Continuity and Differentiability

Solution:

We have, function $f\left(x\right) = \tan\left(\frac{\pi x}{x+1}\right)$ and we know that function f (x) is discontinuous at those points, where $ \tan\left(\frac{\pi x}{x+1}\right) = \tan \frac{\pi}{2}$
($\because \:\: \tan \frac{\pi}{2} $ is not defined)
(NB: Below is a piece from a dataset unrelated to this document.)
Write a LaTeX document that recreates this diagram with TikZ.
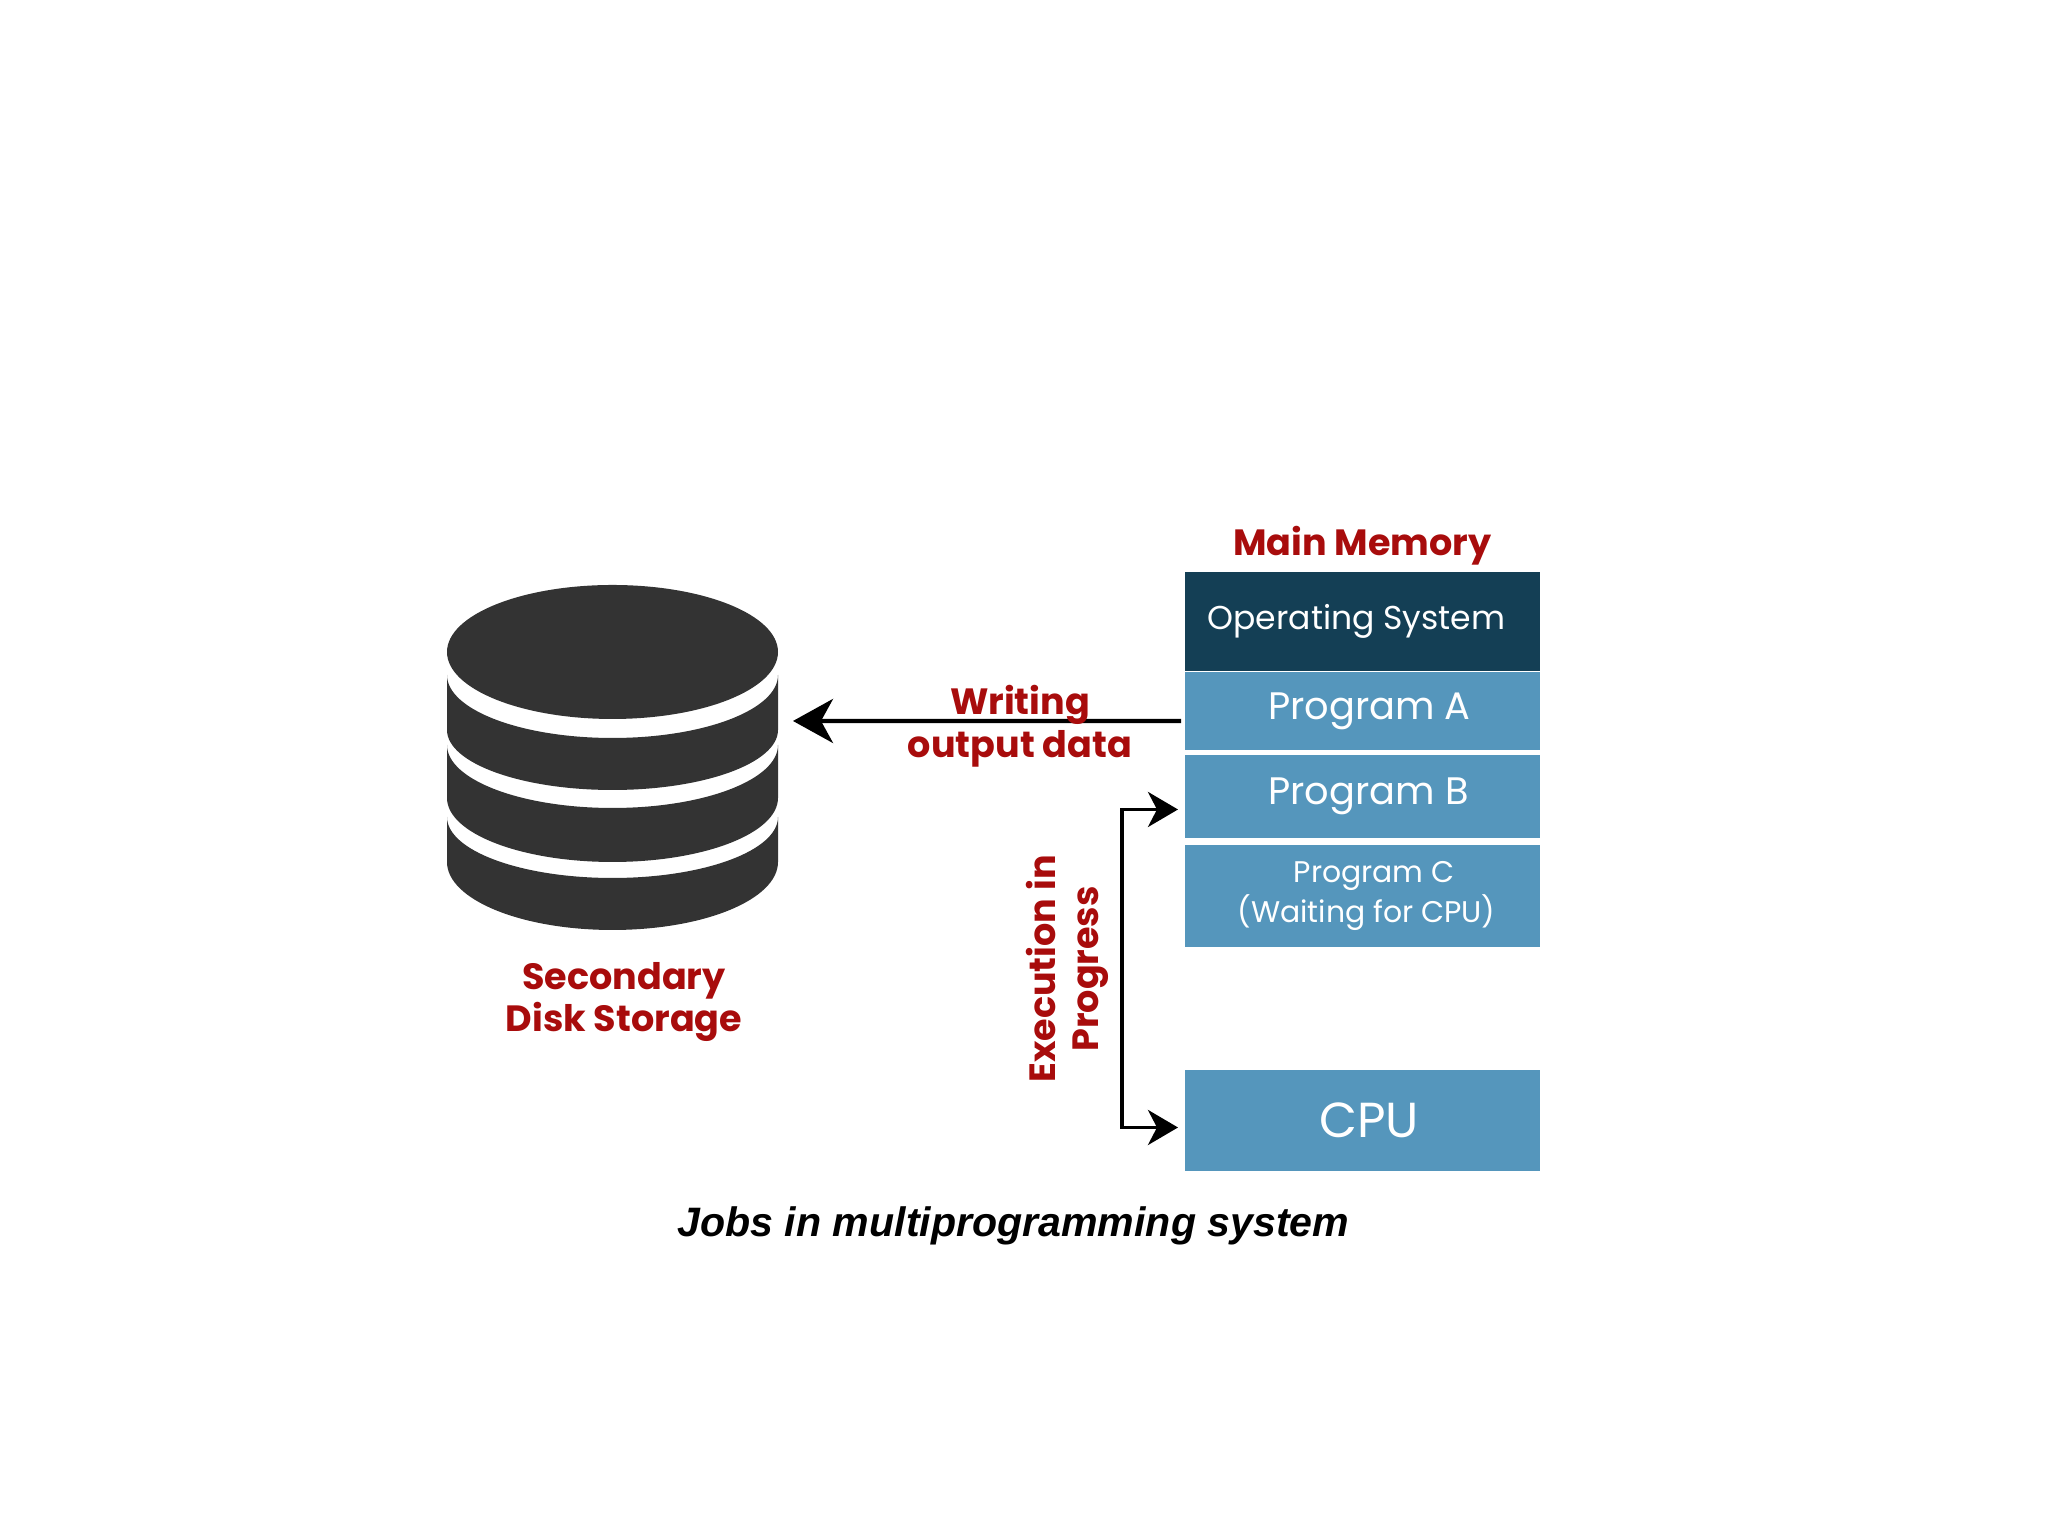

By using $\tan \,\theta = \tan \: \alpha,$ we have $\theta = m\pi + \alpha $
$ \Rightarrow \:\: \frac{\pi x}{ x+1} = m \pi + \frac{\pi}{2}$
$ \Rightarrow \:\: \pi \left( \frac{x}{x+1} \right) = \pi \left(m + \frac{1}{2} \right)$
$\Rightarrow \:\: \left( \frac{x}{x+1} \right) = m + \frac{1}{2}$
$\Rightarrow \:\: \left( \frac{x}{x+1} \right) = \frac{2m + 1}{2}$
$ \Rightarrow \:\: \frac{x}{x+1} = \frac{2m + 1}{2} $
$\Rightarrow \:\: 2x = (2m +1) x + (2m +1)$
$\Rightarrow \:\: (2 - 2m - 1) x = 2 m + 1 \: \Rightarrow \: x = \frac{2m + 1}{1 - 2m}$